The appointment recognises a longstanding relationship the firm has had with the organisation, stretching back to 1989 when Clayton Utz was one of the founding members.

“Each of the member firms is a leading law firm in their country or jurisdiction,” Truskett said. “In our case, Clayton Utz is the exclusive member for Australia.”

Firms cannot apply for membership. They must be chosen on the basis of rigorous criteria, which include the firm’s reputation in their domestic market, an ability to provide a full range of legal services required by commercial clients, size, room for growth, technology and cross-border capabilities.

Clayton Utz’s chief executive partner, David Fagan, said the appointment reflected the professional regard in which Truskett and Clayton Utz were held.

“This is a very prestigious recognition for [Truskett] and he is to be warmly congratulated,” Fagan said. “His appointment also reinforces our commitment to Lex Mundi as an integral part of our international strategy.”

Member firms are also evaluated on the basis of their corporate social responsibility (CSR) practices. Truskett, who is the national partner of Clayton Utz’s CSR program, ‘community connect’, said Lex Mundi has recently established “its own foundation, which is the vehicle through which a number of pro bono initiatives are directed”.

The foundation aims to act “as a conduit for a lot of social entrepreneurs that need legal services in various places around the world. Through the Lex Mundi foundation, those social entrepreneurs are provided with pro bono legal services by members of Lex Mundi, and that’s particularly important in developing countries,” he said.

Clayton Utz is no stranger to pro bono work itself, having conducted some 27,000 hours of free services in the last year under ‘community connect’.

Although Lex Mundi is not the only organisation of its kind, Truskett believes it is the best.

“It’s the largest, with the greatest coverage, and I believe — [and] independent surveys have backed this up — [it] has got the highest quality of membership.”

Truskett’s new appointment was officially announced at Lex Mundi's Annual and North America Regional Conference in Chicago earlier this month. He described his appointment as a great honour.

“It will be a great challenge. I would expect it to be a rewarding four years interacting with some of the brightest legal minds around the globe,” he said.

Although now a member of the board, Truskett was already heavily involved with the organisation, and does not expect his schedule to be unduly interrupted.

“Part of the Lex Mundi arrangements is that we regularly meet and exchange ideas about international best practice for delivery of legal services, so I’ll continue to be involved in many of those meetings. But the level of my attendance probably won’t change greatly. I was already attending those meetings fairly frequently anyway.”

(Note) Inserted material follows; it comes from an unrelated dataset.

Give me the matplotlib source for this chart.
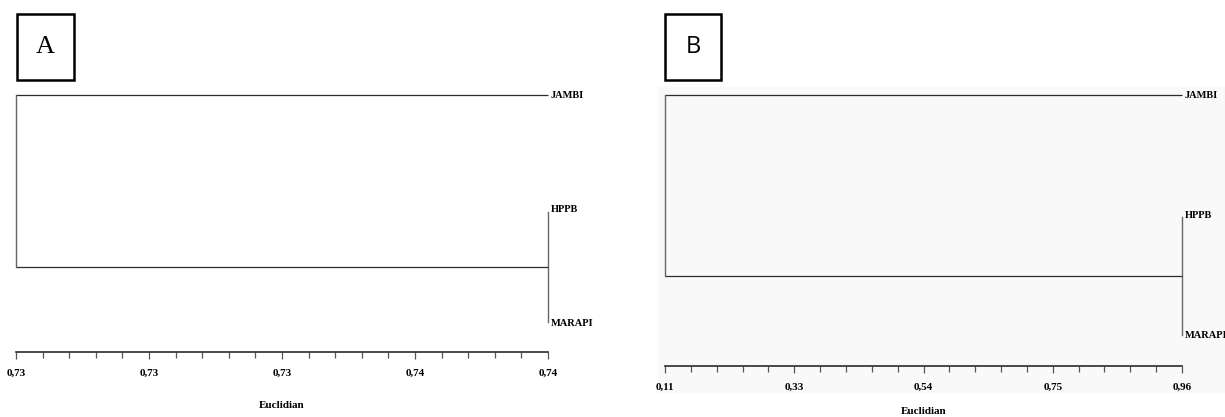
import matplotlib
matplotlib.use("Agg")
import matplotlib.pyplot as plt
from matplotlib.patches import Rectangle
from matplotlib.ticker import FixedLocator

# ---------------- data ----------------
leaves = ["JAMBI", "HPPB", "MARAPI"]

# panel A : distance scale, merge heights, tick labels
a_scale = [0.7262, 0.7382]
a_merge_pair = 0.7382      # HPPB + MARAPI
a_merge_root = 0.7262      # (HPPB, MARAPI) + JAMBI
a_ticks = [0.7262, 0.7292, 0.7322, 0.7352, 0.7382]
a_ticklabels = ["0,73", "0,73", "0,73", "0,74", "0,74"]

# panel B
b_scale = [0.113, 0.963]
b_merge_pair = 0.963
b_merge_root = 0.113
b_ticks = [0.113, 0.3255, 0.538, 0.7505, 0.963]
b_ticklabels = ["0,11", "0,33", "0,54", "0,75", "0,96"]

axis_title = "Euclidian"
panel_letters = ["A", "B"]

# ---------------- layout ----------------
W, H = 1225, 417
fig = plt.figure(figsize=(W / 100, H / 100), dpi=100)
fig.patch.set_facecolor("white")

def fx(px):
    return px / W

def fy(py):
    return 1 - py / H

line_col = "#2b2b2b"
serif = ["Liberation Serif", "DejaVu Serif"]

# gray background of panel B
fig.patches.append(Rectangle((fx(658), fy(393)), fx(1225) - fx(658), fy(87) - fy(393),
                             transform=fig.transFigure, facecolor="#f9f9f9",
                             edgecolor="none", zorder=-10))

def panel(left, right, top, bottom, scale, ticks, ticklabels, merge_pair, merge_root,
          leaf_y, title_y):
    ax = fig.add_axes([fx(left), fy(bottom), fx(right) - fx(left), fy(top) - fy(bottom)])
    ax.set_facecolor("none")
    ax.set_zorder(1)
    ax.set_xlim(scale[0], scale[1])
    ax.set_ylim(bottom, top)
    for s in ["top", "left", "right"]:
        ax.spines[s].set_visible(False)
    ax.spines["bottom"].set_color(line_col)
    ax.spines["bottom"].set_linewidth(1.2)
    ax.set_yticks([])
    ax.xaxis.set_major_locator(FixedLocator(ticks))
    minor = []
    for t0, t1 in zip(ticks[:-1], ticks[1:]):
        minor += [t0 + (t1 - t0) * k / 5 for k in range(1, 5)]
    ax.xaxis.set_minor_locator(FixedLocator(minor))
    ax.set_xticklabels(ticklabels, fontfamily=serif, fontweight="bold", fontsize=8)
    ax.tick_params(axis="x", which="both", direction="out", length=4, width=0.9,
                   color="#555555", pad=7)
    ax.tick_params(axis="x", which="major", length=5)

    y_j, y_h, y_m = leaf_y
    y_pair = (y_h + y_m) / 2
    leaf_x = scale[1]
    kw = dict(color=line_col, lw=0.9, clip_on=False, solid_capstyle="butt")
    # HPPB + MARAPI
    ax.plot([leaf_x, merge_pair], [y_h, y_h], **kw)
    ax.plot([leaf_x, merge_pair], [y_m, y_m], **kw)
    ax.plot([merge_pair, merge_pair], [y_h, y_m], color="#666666", lw=1.0, clip_on=False)
    # root
    ax.plot([merge_root, merge_pair], [y_pair, y_pair], **kw)
    ax.plot([merge_root, leaf_x], [y_j, y_j], **kw)
    ax.plot([merge_root, merge_root], [y_j, y_pair], color="#666666", lw=1.0, clip_on=False)

    off = (scale[1] - scale[0]) * 3 / (right - left)
    for name, y, dy in zip(leaves, leaf_y, [0, -2, 1]):
        ax.text(leaf_x + off, y + dy, name, fontfamily=serif, fontweight="bold",
                fontsize=7.5, va="center", ha="left", clip_on=False)
    fig.text(fx((left + right) / 2), fy(title_y), axis_title, fontfamily=serif,
             fontweight="bold", fontsize=8, ha="center", va="center")
    return ax

panel(16, 548, 95, 352, a_scale, a_ticks, a_ticklabels, a_merge_pair, a_merge_root,
      [95, 212, 322], 406)
panel(665, 1182, 95, 366, b_scale, b_ticks, b_ticklabels, b_merge_pair, b_merge_root,
      [95, 217, 335], 411)

# panel letter boxes
def letter_box(x0, x1, y0, y1, letter, family, size):
    fig.patches.append(Rectangle((fx(x0), fy(y1)), fx(x1) - fx(x0), fy(y0) - fy(y1),
                                 transform=fig.transFigure, facecolor="white",
                                 edgecolor="black", linewidth=1.8, zorder=2))
    fig.text(fx((x0 + x1) / 2), fy((y0 + y1) / 2), letter, fontfamily=family,
             fontsize=size, ha="center", va="center", zorder=3)

letter_box(17, 74, 14, 80, panel_letters[0], serif, 19)
letter_box(665, 721, 14, 80, panel_letters[1], ["Open Sans", "DejaVu Sans"], 17)

fig.savefig("out.png", dpi=100)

Lex Mundi is a network of 160 independent, full-service commercial law firms committed to providing superior legal services. The member firms cover around 100 different jurisdictions, with approximately 16,000 lawyers from which to draw from.

“It’s a big network of the leading member firms in each of the jurisdictions that are covered,” Truskett said.

“Globalisation forces have dictated the need for our clients to have access to the best law firms in all major cities and centres around the world.”